● TASK INSTRUCTIONS:
Pictures should be excluded; otherwise, copy every entry exactly.
↓↓↓
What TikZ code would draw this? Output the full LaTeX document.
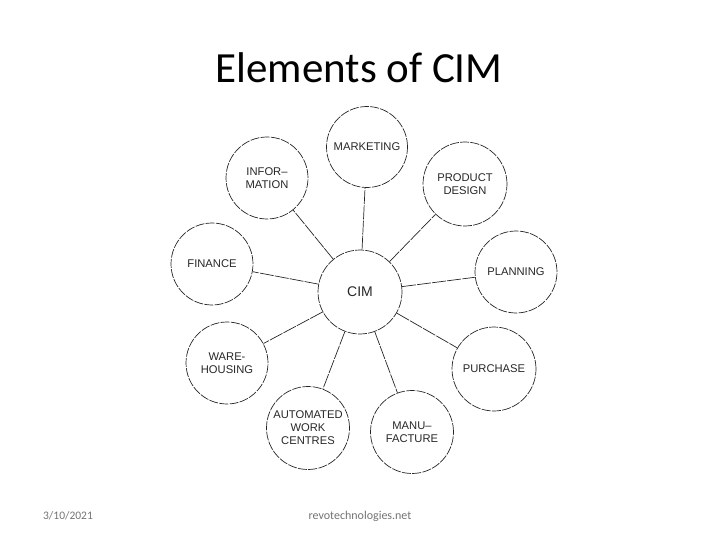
\documentclass[tikz,border=0pt]{standalone}
\usepackage{fontspec}
\setmainfont{Carlito}
\newfontfamily\lblfont{Liberation Sans}
\begin{document}
\begin{tikzpicture}[x=1pt,y=-1pt,
  elem/.style={circle,draw=black!85,line width=0.7pt,dash pattern=on 9pt off 1.3pt,minimum size=#1,inner sep=0pt,align=center,font=\lblfont\fontsize{11.2}{13}\selectfont,text=black!85},
  elem/.default=83pt,
  link/.style={draw=black!85,line width=0.7pt,dash pattern=on 14pt off 1.2pt}]
\useasboundingbox (0,0) rectangle (720,540);
\node[font=\fontsize{43}{47}\selectfont] (title) at (359,68) {Elements of CIM};
\node[elem=84pt,font=\lblfont\fontsize{14}{16}\selectfont] (cim) at (360,292) {CIM};
\node[elem=81pt] (mkt) at (367,147) {MARKETING};
\node[elem=82pt] (info) at (267,178) {INFOR–\\MATION};
\node[elem=84pt] (prod) at (465,184) {PRODUCT\\DESIGN};
\node[elem=82pt] (plan) at (516,272) {PLANNING};
\node[elem=82pt] (fin) at (212,264) {FINANCE};
\node[elem=82pt] (ware) at (227,363) {WARE-\\HOUSING};
\node[elem=83pt] (auto) at (308,428) {AUTOMATED\\WORK\\CENTRES};
\node[elem=83pt] (manu) at (412,432) {MANU–\\FACTURE};
\node[elem=84pt] (pur) at (494,369) {PURCHASE};
\foreach \n in {mkt,info,prod,plan,fin,ware,auto,manu,pur}
  \draw[link] (cim) -- (\n);
\node[text=black!55,font=\fontsize{11.5}{14}\selectfont] (date) at (68,516) {3/10/2021};
\node[text=black!55,font=\fontsize{12}{14}\selectfont] (site) at (360,516) {revotechnologies.net};
\end{tikzpicture}
\end{document}
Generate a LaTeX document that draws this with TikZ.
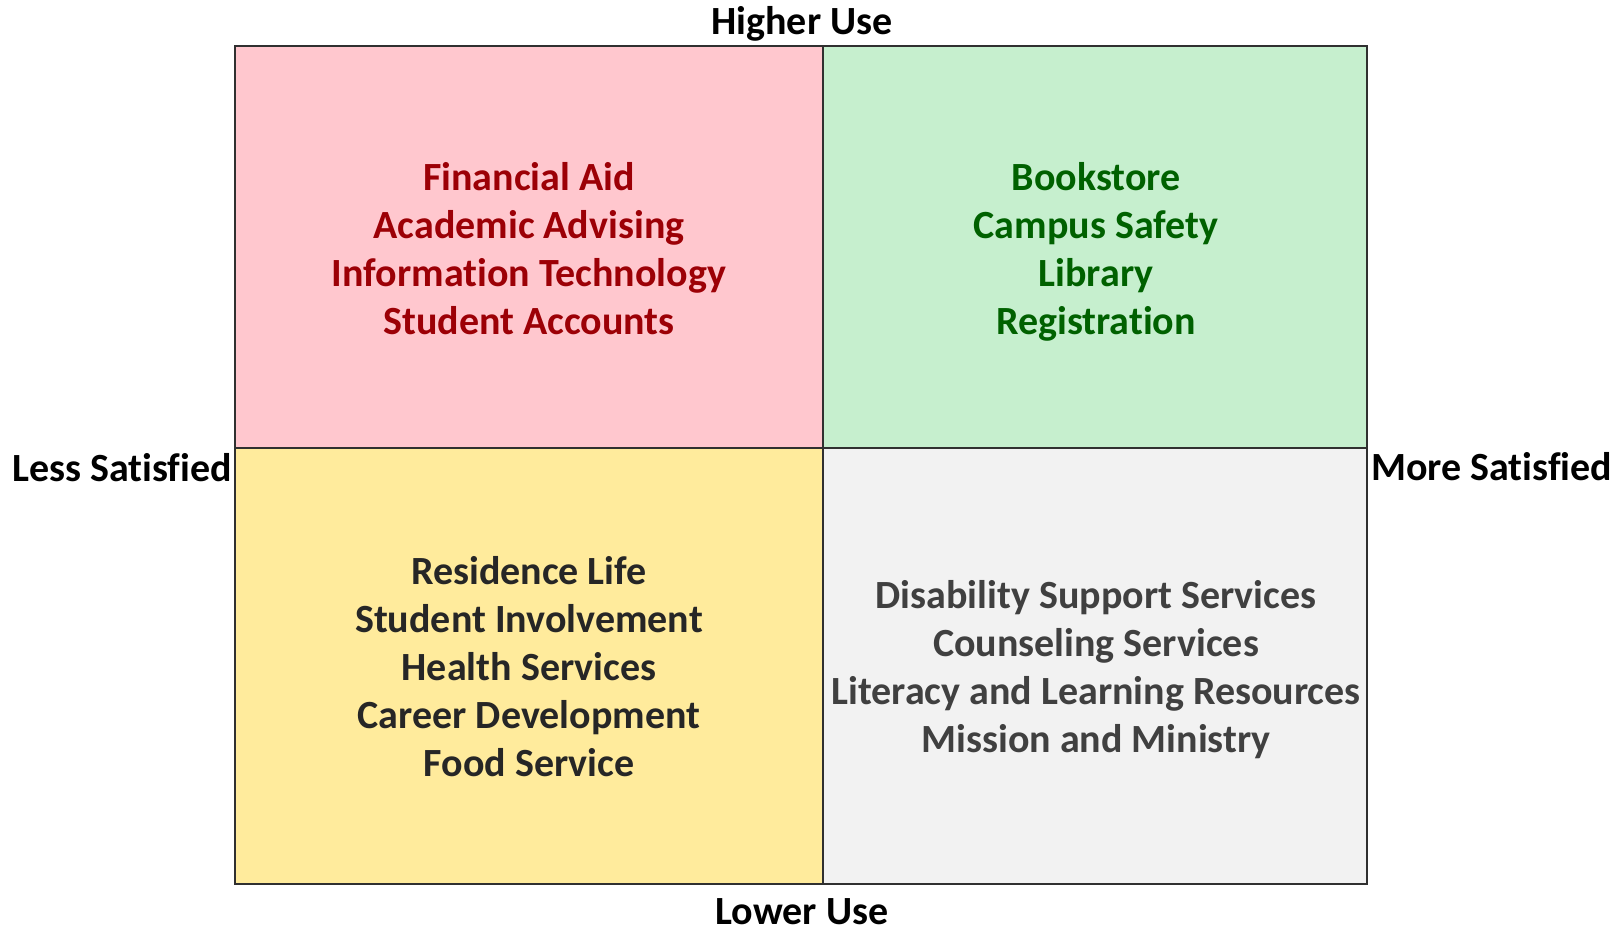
\documentclass[tikz,border=0pt]{standalone}
\usepackage{fontspec}
\setmainfont{Carlito}[Ligatures=NoCommon]
\definecolor{redfill}{HTML}{FFC7CE}
\definecolor{redtext}{HTML}{9C0006}
\definecolor{greenfill}{HTML}{C6EFCE}
\definecolor{greentext}{HTML}{006100}
\definecolor{yellowfill}{HTML}{FFEB9C}
\definecolor{yellowtext}{HTML}{262626}
\definecolor{grayfill}{HTML}{F2F2F2}
\definecolor{graytext}{HTML}{404040}
\definecolor{edge}{HTML}{303030}
\begin{document}
\begin{tikzpicture}[x=1pt,y=-1pt,
  quad/.style={draw=edge,line width=1.4pt},
  txt/.style={font=\fontsize{40}{48}\selectfont\bfseries,align=center,inner sep=0pt,anchor=center},
  axis/.style={font=\fontsize{40}{48}\selectfont\bfseries,inner sep=0pt,text=black}]
\useasboundingbox (0,0) rectangle (1623,929);
\fill[white] (0,0) rectangle (1623,929);
% quadrants
\path[quad,fill=redfill] (235,46) rectangle (823,448);
\path[quad,fill=greenfill] (823,46) rectangle (1367,448);
\path[quad,fill=yellowfill] (235,448) rectangle (823,884);
\path[quad,fill=grayfill] (823,448) rectangle (1367,884);
% quadrant texts
\node[txt,text=redtext] (red) at (529,253) {\strut Financial Aid\\\strut Academic Advising\\\strut Information Technology\\\strut Student Accounts};
\node[txt,text=greentext] (green) at (1096,253) {\strut Bookstore\\\strut Campus Safety\\\strut Library\\\strut Registration};
\node[txt,text=yellowtext] (yellow) at (529,671) {\strut Residence Life\\\strut Student Involvement\\\strut Health Services\\\strut Career Development\\\strut Food Service};
\node[txt,text=graytext] (gray) at (1096,671) {\strut Disability Support Services\\\strut Counseling Services\\\strut Literacy and Learning Resources\\\strut Mission and Ministry};
% axis labels
\node[axis,anchor=base] (top) at (802,34) {Higher Use};
\node[axis,anchor=base] (bottom) at (802,924) {Lower Use};
\node[axis,anchor=base east] (left) at (232,481) {Less Satisfied};
\node[axis,anchor=base west] (right) at (1371,480) {More Satisfied};
\end{tikzpicture}
\end{document}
↑↑↑
● RESPONSE TO THE EXERCISE:
What TikZ code would draw this? Output the full LaTeX document.
\documentclass[tikz,border=0pt]{standalone}
\usepackage{fontspec}
\setmainfont{Carlito}
\newfontfamily\lblfont{Liberation Sans}
\begin{document}
\begin{tikzpicture}[x=1pt,y=-1pt,
  elem/.style={circle,draw=black!85,line width=0.7pt,dash pattern=on 9pt off 1.3pt,minimum size=#1,inner sep=0pt,align=center,font=\lblfont\fontsize{11.2}{13}\selectfont,text=black!85},
  elem/.default=83pt,
  link/.style={draw=black!85,line width=0.7pt,dash pattern=on 14pt off 1.2pt}]
\useasboundingbox (0,0) rectangle (720,540);
\node[font=\fontsize{43}{47}\selectfont] (title) at (359,68) {Elements of CIM};
\node[elem=84pt,font=\lblfont\fontsize{14}{16}\selectfont] (cim) at (360,292) {CIM};
\node[elem=81pt] (mkt) at (367,147) {MARKETING};
\node[elem=82pt] (info) at (267,178) {INFOR–\\MATION};
\node[elem=84pt] (prod) at (465,184) {PRODUCT\\DESIGN};
\node[elem=82pt] (plan) at (516,272) {PLANNING};
\node[elem=82pt] (fin) at (212,264) {FINANCE};
\node[elem=82pt] (ware) at (227,363) {WARE-\\HOUSING};
\node[elem=83pt] (auto) at (308,428) {AUTOMATED\\WORK\\CENTRES};
\node[elem=83pt] (manu) at (412,432) {MANU–\\FACTURE};
\node[elem=84pt] (pur) at (494,369) {PURCHASE};
\foreach \n in {mkt,info,prod,plan,fin,ware,auto,manu,pur}
  \draw[link] (cim) -- (\n);
\node[text=black!55,font=\fontsize{11.5}{14}\selectfont] (date) at (68,516) {3/10/2021};
\node[text=black!55,font=\fontsize{12}{14}\selectfont] (site) at (360,516) {revotechnologies.net};
\end{tikzpicture}
\end{document}
Generate a LaTeX document that draws this with TikZ.
\documentclass[tikz,border=0pt]{standalone}
\usepackage{fontspec}
\setmainfont{Carlito}[Ligatures=NoCommon]
\definecolor{redfill}{HTML}{FFC7CE}
\definecolor{redtext}{HTML}{9C0006}
\definecolor{greenfill}{HTML}{C6EFCE}
\definecolor{greentext}{HTML}{006100}
\definecolor{yellowfill}{HTML}{FFEB9C}
\definecolor{yellowtext}{HTML}{262626}
\definecolor{grayfill}{HTML}{F2F2F2}
\definecolor{graytext}{HTML}{404040}
\definecolor{edge}{HTML}{303030}
\begin{document}
\begin{tikzpicture}[x=1pt,y=-1pt,
  quad/.style={draw=edge,line width=1.4pt},
  txt/.style={font=\fontsize{40}{48}\selectfont\bfseries,align=center,inner sep=0pt,anchor=center},
  axis/.style={font=\fontsize{40}{48}\selectfont\bfseries,inner sep=0pt,text=black}]
\useasboundingbox (0,0) rectangle (1623,929);
\fill[white] (0,0) rectangle (1623,929);
% quadrants
\path[quad,fill=redfill] (235,46) rectangle (823,448);
\path[quad,fill=greenfill] (823,46) rectangle (1367,448);
\path[quad,fill=yellowfill] (235,448) rectangle (823,884);
\path[quad,fill=grayfill] (823,448) rectangle (1367,884);
% quadrant texts
\node[txt,text=redtext] (red) at (529,253) {\strut Financial Aid\\\strut Academic Advising\\\strut Information Technology\\\strut Student Accounts};
\node[txt,text=greentext] (green) at (1096,253) {\strut Bookstore\\\strut Campus Safety\\\strut Library\\\strut Registration};
\node[txt,text=yellowtext] (yellow) at (529,671) {\strut Residence Life\\\strut Student Involvement\\\strut Health Services\\\strut Career Development\\\strut Food Service};
\node[txt,text=graytext] (gray) at (1096,671) {\strut Disability Support Services\\\strut Counseling Services\\\strut Literacy and Learning Resources\\\strut Mission and Ministry};
% axis labels
\node[axis,anchor=base] (top) at (802,34) {Higher Use};
\node[axis,anchor=base] (bottom) at (802,924) {Lower Use};
\node[axis,anchor=base east] (left) at (232,481) {Less Satisfied};
\node[axis,anchor=base west] (right) at (1371,480) {More Satisfied};
\end{tikzpicture}
\end{document}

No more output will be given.